--- Start Source data ---

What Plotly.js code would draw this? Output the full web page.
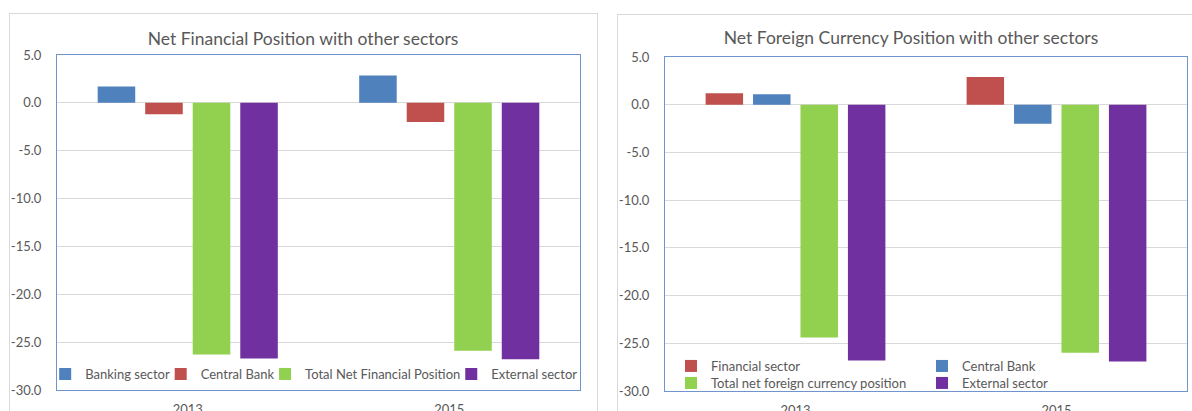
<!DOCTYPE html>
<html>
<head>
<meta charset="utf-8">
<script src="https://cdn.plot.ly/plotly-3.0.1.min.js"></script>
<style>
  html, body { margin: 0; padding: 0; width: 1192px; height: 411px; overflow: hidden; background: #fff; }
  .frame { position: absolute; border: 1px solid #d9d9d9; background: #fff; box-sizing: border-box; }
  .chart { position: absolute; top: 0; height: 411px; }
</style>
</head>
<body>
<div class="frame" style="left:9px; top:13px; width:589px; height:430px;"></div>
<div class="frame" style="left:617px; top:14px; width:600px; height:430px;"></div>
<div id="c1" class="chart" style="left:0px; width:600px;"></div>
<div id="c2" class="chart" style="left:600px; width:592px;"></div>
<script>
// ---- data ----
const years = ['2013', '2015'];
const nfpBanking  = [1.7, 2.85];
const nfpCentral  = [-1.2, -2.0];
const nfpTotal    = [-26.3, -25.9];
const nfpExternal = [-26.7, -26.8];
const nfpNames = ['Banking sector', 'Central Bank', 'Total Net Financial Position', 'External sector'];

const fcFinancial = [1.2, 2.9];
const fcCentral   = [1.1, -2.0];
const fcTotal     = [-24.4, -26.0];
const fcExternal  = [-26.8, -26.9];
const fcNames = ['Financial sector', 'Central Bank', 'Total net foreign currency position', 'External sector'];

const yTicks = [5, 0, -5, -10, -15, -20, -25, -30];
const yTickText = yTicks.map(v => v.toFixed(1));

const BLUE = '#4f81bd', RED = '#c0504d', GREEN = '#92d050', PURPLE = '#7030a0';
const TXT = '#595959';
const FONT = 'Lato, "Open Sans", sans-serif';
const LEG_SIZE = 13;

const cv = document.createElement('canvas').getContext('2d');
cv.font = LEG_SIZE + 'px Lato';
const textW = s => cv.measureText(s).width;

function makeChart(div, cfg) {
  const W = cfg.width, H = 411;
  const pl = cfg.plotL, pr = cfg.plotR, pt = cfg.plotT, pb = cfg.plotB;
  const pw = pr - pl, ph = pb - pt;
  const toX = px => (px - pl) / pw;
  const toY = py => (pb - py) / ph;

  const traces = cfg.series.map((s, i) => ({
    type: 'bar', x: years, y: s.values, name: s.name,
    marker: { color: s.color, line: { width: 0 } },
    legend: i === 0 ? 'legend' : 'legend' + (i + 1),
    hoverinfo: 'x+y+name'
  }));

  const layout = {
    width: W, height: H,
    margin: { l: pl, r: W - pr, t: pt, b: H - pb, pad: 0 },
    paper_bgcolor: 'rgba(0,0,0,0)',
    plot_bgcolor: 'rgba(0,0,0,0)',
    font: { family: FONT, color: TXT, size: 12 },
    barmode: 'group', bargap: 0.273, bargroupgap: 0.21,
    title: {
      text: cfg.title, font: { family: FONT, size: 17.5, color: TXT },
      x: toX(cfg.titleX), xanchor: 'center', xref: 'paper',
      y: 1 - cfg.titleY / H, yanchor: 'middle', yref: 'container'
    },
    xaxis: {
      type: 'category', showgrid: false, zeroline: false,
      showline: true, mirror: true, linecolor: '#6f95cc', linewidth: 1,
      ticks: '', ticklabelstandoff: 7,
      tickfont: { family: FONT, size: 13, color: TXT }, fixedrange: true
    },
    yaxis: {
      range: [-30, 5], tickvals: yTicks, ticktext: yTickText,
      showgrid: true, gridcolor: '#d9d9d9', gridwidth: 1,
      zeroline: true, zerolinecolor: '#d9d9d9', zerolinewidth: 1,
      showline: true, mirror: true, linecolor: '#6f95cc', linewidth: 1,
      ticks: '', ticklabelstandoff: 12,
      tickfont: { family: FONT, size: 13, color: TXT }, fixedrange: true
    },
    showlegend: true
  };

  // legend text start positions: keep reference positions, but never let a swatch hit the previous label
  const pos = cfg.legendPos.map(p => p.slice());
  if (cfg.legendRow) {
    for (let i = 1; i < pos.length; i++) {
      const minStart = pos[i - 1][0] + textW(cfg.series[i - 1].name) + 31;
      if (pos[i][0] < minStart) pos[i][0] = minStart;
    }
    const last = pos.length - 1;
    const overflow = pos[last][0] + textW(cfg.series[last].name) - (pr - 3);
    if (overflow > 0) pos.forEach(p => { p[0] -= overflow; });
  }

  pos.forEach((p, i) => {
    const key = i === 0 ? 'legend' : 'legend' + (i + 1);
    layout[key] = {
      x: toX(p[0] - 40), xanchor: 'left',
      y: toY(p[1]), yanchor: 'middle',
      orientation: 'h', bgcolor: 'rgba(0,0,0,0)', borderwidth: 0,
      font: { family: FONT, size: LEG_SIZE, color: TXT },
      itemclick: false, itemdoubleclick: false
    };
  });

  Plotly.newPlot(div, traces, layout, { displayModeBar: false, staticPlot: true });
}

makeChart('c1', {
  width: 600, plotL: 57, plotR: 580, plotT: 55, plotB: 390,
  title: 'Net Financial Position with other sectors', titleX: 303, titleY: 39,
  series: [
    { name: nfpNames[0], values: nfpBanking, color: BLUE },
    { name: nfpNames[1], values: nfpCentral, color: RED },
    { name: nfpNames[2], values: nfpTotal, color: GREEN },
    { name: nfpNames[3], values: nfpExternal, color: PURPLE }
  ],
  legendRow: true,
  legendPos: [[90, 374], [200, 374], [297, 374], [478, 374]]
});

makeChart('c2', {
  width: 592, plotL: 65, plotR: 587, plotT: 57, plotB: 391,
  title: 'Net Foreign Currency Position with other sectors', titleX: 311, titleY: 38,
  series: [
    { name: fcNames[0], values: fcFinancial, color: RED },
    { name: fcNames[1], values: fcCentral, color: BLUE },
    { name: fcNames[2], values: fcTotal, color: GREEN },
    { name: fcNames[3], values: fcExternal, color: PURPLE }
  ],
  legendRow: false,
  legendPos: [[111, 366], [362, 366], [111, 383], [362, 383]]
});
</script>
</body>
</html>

--- End Source data ---

Exercise brief: Exclude the images, then output the data above word for word.

Complete output:
What Plotly.js code would draw this? Output the full web page.
<!DOCTYPE html>
<html>
<head>
<meta charset="utf-8">
<script src="https://cdn.plot.ly/plotly-3.0.1.min.js"></script>
<style>
  html, body { margin: 0; padding: 0; width: 1192px; height: 411px; overflow: hidden; background: #fff; }
  .frame { position: absolute; border: 1px solid #d9d9d9; background: #fff; box-sizing: border-box; }
  .chart { position: absolute; top: 0; height: 411px; }
</style>
</head>
<body>
<div class="frame" style="left:9px; top:13px; width:589px; height:430px;"></div>
<div class="frame" style="left:617px; top:14px; width:600px; height:430px;"></div>
<div id="c1" class="chart" style="left:0px; width:600px;"></div>
<div id="c2" class="chart" style="left:600px; width:592px;"></div>
<script>
// ---- data ----
const years = ['2013', '2015'];
const nfpBanking  = [1.7, 2.85];
const nfpCentral  = [-1.2, -2.0];
const nfpTotal    = [-26.3, -25.9];
const nfpExternal = [-26.7, -26.8];
const nfpNames = ['Banking sector', 'Central Bank', 'Total Net Financial Position', 'External sector'];

const fcFinancial = [1.2, 2.9];
const fcCentral   = [1.1, -2.0];
const fcTotal     = [-24.4, -26.0];
const fcExternal  = [-26.8, -26.9];
const fcNames = ['Financial sector', 'Central Bank', 'Total net foreign currency position', 'External sector'];

const yTicks = [5, 0, -5, -10, -15, -20, -25, -30];
const yTickText = yTicks.map(v => v.toFixed(1));

const BLUE = '#4f81bd', RED = '#c0504d', GREEN = '#92d050', PURPLE = '#7030a0';
const TXT = '#595959';
const FONT = 'Lato, "Open Sans", sans-serif';
const LEG_SIZE = 13;

const cv = document.createElement('canvas').getContext('2d');
cv.font = LEG_SIZE + 'px Lato';
const textW = s => cv.measureText(s).width;

function makeChart(div, cfg) {
  const W = cfg.width, H = 411;
  const pl = cfg.plotL, pr = cfg.plotR, pt = cfg.plotT, pb = cfg.plotB;
  const pw = pr - pl, ph = pb - pt;
  const toX = px => (px - pl) / pw;
  const toY = py => (pb - py) / ph;

  const traces = cfg.series.map((s, i) => ({
    type: 'bar', x: years, y: s.values, name: s.name,
    marker: { color: s.color, line: { width: 0 } },
    legend: i === 0 ? 'legend' : 'legend' + (i + 1),
    hoverinfo: 'x+y+name'
  }));

  const layout = {
    width: W, height: H,
    margin: { l: pl, r: W - pr, t: pt, b: H - pb, pad: 0 },
    paper_bgcolor: 'rgba(0,0,0,0)',
    plot_bgcolor: 'rgba(0,0,0,0)',
    font: { family: FONT, color: TXT, size: 12 },
    barmode: 'group', bargap: 0.273, bargroupgap: 0.21,
    title: {
      text: cfg.title, font: { family: FONT, size: 17.5, color: TXT },
      x: toX(cfg.titleX), xanchor: 'center', xref: 'paper',
      y: 1 - cfg.titleY / H, yanchor: 'middle', yref: 'container'
    },
    xaxis: {
      type: 'category', showgrid: false, zeroline: false,
      showline: true, mirror: true, linecolor: '#6f95cc', linewidth: 1,
      ticks: '', ticklabelstandoff: 7,
      tickfont: { family: FONT, size: 13, color: TXT }, fixedrange: true
    },
    yaxis: {
      range: [-30, 5], tickvals: yTicks, ticktext: yTickText,
      showgrid: true, gridcolor: '#d9d9d9', gridwidth: 1,
      zeroline: true, zerolinecolor: '#d9d9d9', zerolinewidth: 1,
      showline: true, mirror: true, linecolor: '#6f95cc', linewidth: 1,
      ticks: '', ticklabelstandoff: 12,
      tickfont: { family: FONT, size: 13, color: TXT }, fixedrange: true
    },
    showlegend: true
  };

  // legend text start positions: keep reference positions, but never let a swatch hit the previous label
  const pos = cfg.legendPos.map(p => p.slice());
  if (cfg.legendRow) {
    for (let i = 1; i < pos.length; i++) {
      const minStart = pos[i - 1][0] + textW(cfg.series[i - 1].name) + 31;
      if (pos[i][0] < minStart) pos[i][0] = minStart;
    }
    const last = pos.length - 1;
    const overflow = pos[last][0] + textW(cfg.series[last].name) - (pr - 3);
    if (overflow > 0) pos.forEach(p => { p[0] -= overflow; });
  }

  pos.forEach((p, i) => {
    const key = i === 0 ? 'legend' : 'legend' + (i + 1);
    layout[key] = {
      x: toX(p[0] - 40), xanchor: 'left',
      y: toY(p[1]), yanchor: 'middle',
      orientation: 'h', bgcolor: 'rgba(0,0,0,0)', borderwidth: 0,
      font: { family: FONT, size: LEG_SIZE, color: TXT },
      itemclick: false, itemdoubleclick: false
    };
  });

  Plotly.newPlot(div, traces, layout, { displayModeBar: false, staticPlot: true });
}

makeChart('c1', {
  width: 600, plotL: 57, plotR: 580, plotT: 55, plotB: 390,
  title: 'Net Financial Position with other sectors', titleX: 303, titleY: 39,
  series: [
    { name: nfpNames[0], values: nfpBanking, color: BLUE },
    { name: nfpNames[1], values: nfpCentral, color: RED },
    { name: nfpNames[2], values: nfpTotal, color: GREEN },
    { name: nfpNames[3], values: nfpExternal, color: PURPLE }
  ],
  legendRow: true,
  legendPos: [[90, 374], [200, 374], [297, 374], [478, 374]]
});

makeChart('c2', {
  width: 592, plotL: 65, plotR: 587, plotT: 57, plotB: 391,
  title: 'Net Foreign Currency Position with other sectors', titleX: 311, titleY: 38,
  series: [
    { name: fcNames[0], values: fcFinancial, color: RED },
    { name: fcNames[1], values: fcCentral, color: BLUE },
    { name: fcNames[2], values: fcTotal, color: GREEN },
    { name: fcNames[3], values: fcExternal, color: PURPLE }
  ],
  legendRow: false,
  legendPos: [[111, 366], [362, 366], [111, 383], [362, 383]]
});
</script>
</body>
</html>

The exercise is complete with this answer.